Pali Lehohla|Published

Ambassador Mniwa Mahalngu has passed.

Image: Supplied

At times like this we have to ask, "What would ka Seme advise?"  Ambassador Mniwa Mahalngu is no more.  I met him in February this year and we exchanged pleasantaries. I will remember him always for agreeing to deliver a Prixley ka Isaka Seme lecture at the University of Columbia that Francoir Ndengwe  and I arranged in 2016.

This was 110 years since Prixley made a remarkable and unforgettable speech about the regeneration of Africa.  It is befitting to publish the speech as tribute to Ambassador Mahlangu. He reminds us that precisely in the month of April 2016, marked 110 years since the famous and celebrated speech entitled The Regeneration of Africa by a renowned son of Africa, Pixley ka Isaka Seme.

The speech was delivered on 5 April 1906, at the University of Columbia, in the United States. Seme, like many other sons and daughters of Africa, had gone to the US, and to the United Kingdom, in search of better opportunities for education and in search of global enlightenment.

 

As the geopolitics of our time take shape Mahlangu reminded us that all over Africa the indigenous people under the dehumanising yoke of colonial masters were denied meaningful education. A few were allowed meagre education that was meant to make them perform menial task under the directives of the colonial masters as well as extend the colonial influence to the rest of their people. Seme came from a different generation altogether. His generation had refused to be academically and intellectually dominated.

This generation was that of young men and women who had gone to acquire formal education in the West and sought to use such education to excel in their endeavours as well as deploying such education to agitate for the end of colonialism. This defined the character of who Seme was throughout his life.

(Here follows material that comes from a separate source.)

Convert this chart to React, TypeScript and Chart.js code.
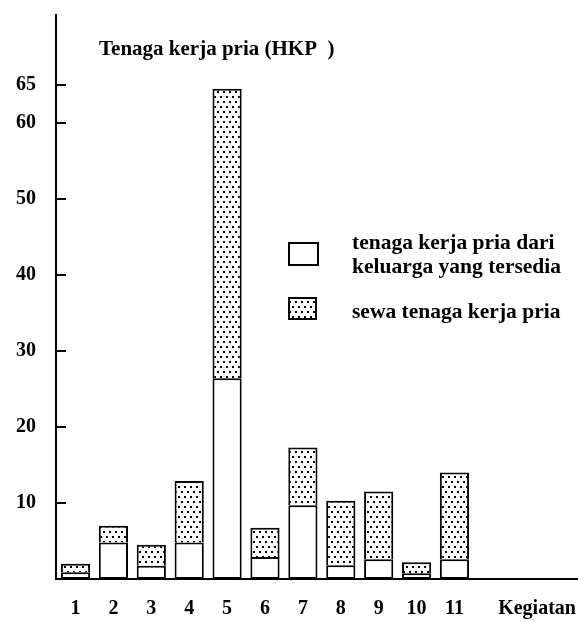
import React, { useEffect, useRef } from 'react';
import { Chart, registerables } from 'chart.js';

Chart.register(...registerables);

// ---- data ----
const categories = [1, 2, 3, 4, 5, 6, 7, 8, 9, 10, 11];
const familyLabour = [0.9, 4.8, 1.75, 4.8, 26.4, 2.9, 9.7, 1.8, 2.6, 0.75, 2.6];
const hiredLabour = [1.1, 2.2, 2.75, 8.1, 38.1, 3.85, 7.6, 8.5, 8.9, 1.45, 11.4];
const yTickValues = [10, 20, 30, 40, 50, 60, 65];
const xTickLabels = ['1', '2', '3', '4', '5', '6', '7', '8', '9', '10', '11'];
const xAxisName = 'Kegiatan';
const yAxisTitle = 'Tenaga kerja pria (HKP  )';
const legendFamily = ['tenaga kerja pria dari', 'keluarga yang tersedia'];
const legendHired = ['sewa tenaga kerja pria'];

// ---- layout / style ----
const W = 578;
const H = 622;
const X_MIN = 0.485;
const X_MAX = 14.26;
const X_NAME_POS = 13.18;
const Y_MAX = 74.2;
const FONT_FAMILY = '"Liberation Serif", "DejaVu Serif", serif';

function makeDots(): CanvasPattern | string {
  const c = document.createElement('canvas');
  c.width = 6;
  c.height = 10;
  const g = c.getContext('2d');
  if (!g) return '#ccc';
  g.fillStyle = '#fff';
  g.fillRect(0, 0, 6, 10);
  g.fillStyle = '#000';
  g.fillRect(1, 1, 2, 2);
  g.fillRect(4, 6, 2, 2);
  const p = g.createPattern(c, 'repeat');
  return p || '#ccc';
}

const overlayPlugin = {
  id: 'overlay',
  afterDraw(chart: any) {
    const ctx = chart.ctx as CanvasRenderingContext2D;
    const ds = chart.data.datasets;
    ctx.save();
    ctx.fillStyle = '#000';
    ctx.textBaseline = 'alphabetic';
    ctx.textAlign = 'left';
    ctx.font = `bold 21px ${FONT_FAMILY}`;
    ctx.fillText(yAxisTitle, 99, 55);

    const items = [
      { box: [289, 243, 29, 22], lines: ds[0].label as any, baselines: [249, 273], fill: ds[0].backgroundColor },
      { box: [289, 298, 27, 21], lines: ds[1].label as any, baselines: [318], fill: ds[1].backgroundColor },
    ];
    ctx.font = `bold 21.5px ${FONT_FAMILY}`;
    items.forEach((it) => {
      const [bx, by, bw, bh] = it.box;
      ctx.fillStyle = it.fill;
      ctx.fillRect(bx, by, bw, bh);
      ctx.strokeStyle = '#000';
      ctx.lineWidth = 2;
      ctx.strokeRect(bx, by, bw, bh);
      ctx.fillStyle = '#000';
      const lines: string[] = Array.isArray(it.lines) ? it.lines : [it.lines];
      lines.forEach((t, i) => ctx.fillText(t, 352, it.baselines[i]));
    });
    ctx.restore();
  },
};

export default function App() {
  const ref = useRef<HTMLCanvasElement | null>(null);

  useEffect(() => {
    if (!ref.current) return;
    const dots = makeDots();
    const chart = new Chart(ref.current, {
      type: 'bar',
      data: {
        datasets: [
          {
            label: legendFamily as any,
            data: categories.map((c, i) => ({ x: c, y: familyLabour[i] })),
            backgroundColor: '#ffffff',
            borderColor: '#000000',
            borderWidth: 2,
            borderSkipped: false,
            stack: 's',
            barPercentage: 0.77,
            categoryPercentage: 1,
          },
          {
            label: legendHired as any,
            data: categories.map((c, i) => ({ x: c, y: hiredLabour[i] })),
            backgroundColor: dots as any,
            borderColor: '#000000',
            borderWidth: 2,
            borderSkipped: 'bottom',
            stack: 's',
            barPercentage: 0.77,
            categoryPercentage: 1,
          },
        ],
      },
      options: {
        animation: false,
        responsive: false,
        maintainAspectRatio: false,
        layout: { padding: { top: 15, right: 0, left: 16, bottom: 0 } },
        plugins: {
          legend: { display: false },
          tooltip: { enabled: false },
          title: { display: false },
        },
        scales: {
          x: {
            type: 'linear',
            stacked: true,
            offset: false,
            min: X_MIN,
            max: X_MAX,
            afterFit: (s: any) => {
              s.height = 43;
            },
            afterBuildTicks: (s: any) => {
              s.ticks = [...categories.map((v) => ({ value: v })), { value: X_NAME_POS }];
            },
            grid: {
              display: true,
              drawOnChartArea: false,
              drawTicks: true,
              offset: false,
              tickLength: 18,
              tickColor: 'rgba(0,0,0,0)',
            },
            border: { display: true, color: '#000', width: 2 },
            ticks: {
              color: '#000',
              padding: 0,
              autoSkip: false,
              maxRotation: 0,
              font: { family: FONT_FAMILY, size: 20, weight: 'bold' },
              callback: (v: any) => {
                const idx = categories.indexOf(v as number);
                if (idx >= 0) return xTickLabels[idx];
                if (Math.abs((v as number) - X_NAME_POS) < 1e-6) return xAxisName;
                return '';
              },
            },
          },
          y: {
            type: 'linear',
            stacked: true,
            min: 0,
            max: Y_MAX,
            afterFit: (s: any) => {
              s.width = 40;
            },
            afterBuildTicks: (s: any) => {
              s.ticks = yTickValues.map((v) => ({ value: v }));
            },
            grid: {
              display: true,
              drawOnChartArea: false,
              drawTicks: true,
              tickLength: -10,
              color: '#000',
              lineWidth: 2,
            },
            border: { display: true, color: '#000', width: 2 },
            ticks: {
              color: '#000',
              padding: 0,
              crossAlign: 'far',
              font: { family: FONT_FAMILY, size: 20, weight: 'bold' },
              callback: (v: any) => String(v),
            },
          },
        },
      },
      plugins: [overlayPlugin],
    });
    return () => chart.destroy();
  }, []);

  return (
    <div style={{ position: 'fixed', left: 0, top: 0, width: W, height: H, background: '#fff' }}>
      <canvas ref={ref} width={W} height={H} style={{ width: W, height: H, display: 'block' }} />
    </div>
  );
}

The common destiny for Africans was, and continues to be, to shake off the yoke of control imposed upon them. To control any group of people, the colonizer required both coercive and consensual elements. The coercive element had taken the form of brutal and violent wars. The consensual element took the process of distributing, internalising and assimilating the values of the colonizer in the form culture, language and education. It is on the consensual element that Seme sought Africa to assert herself to fulfil the quest for a common destiny of her people.

 Africa lost many battles of dominance. In the end, a hegemonic triumph of the falsehood of colonial dominance over Africa had to be challenged through other avenues than the battlefields. The war was taken to other levels of engagement, including that of intellect. Many sons and daughters of Africa did not fall short in the war of ideas. So is Pixley ka Seme. He understood that discourse, hegemony and ideology are intertwined. Seme’s speech, on 5 April 1906, at the Columbia University captures his hopes for Africa. He said:

“The African already recognizes his anomalous position and desires a change. The brighter day is rising upon Africa. The brighter day is rising upon Africa…  Yes, the regeneration of Africa belongs to this new and powerful period! By this term regeneration I wish to be understood to mean the entrance into a new life, embracing the diverse phases of a higher, complex existence.… The African people, although not a strictly homogeneous race, possess a common fundamental sentiment which is everywhere manifest, crystallizing itself into one common controlling idea… The regeneration of Africa means that a new and unique civilization is soon to be added to the world.”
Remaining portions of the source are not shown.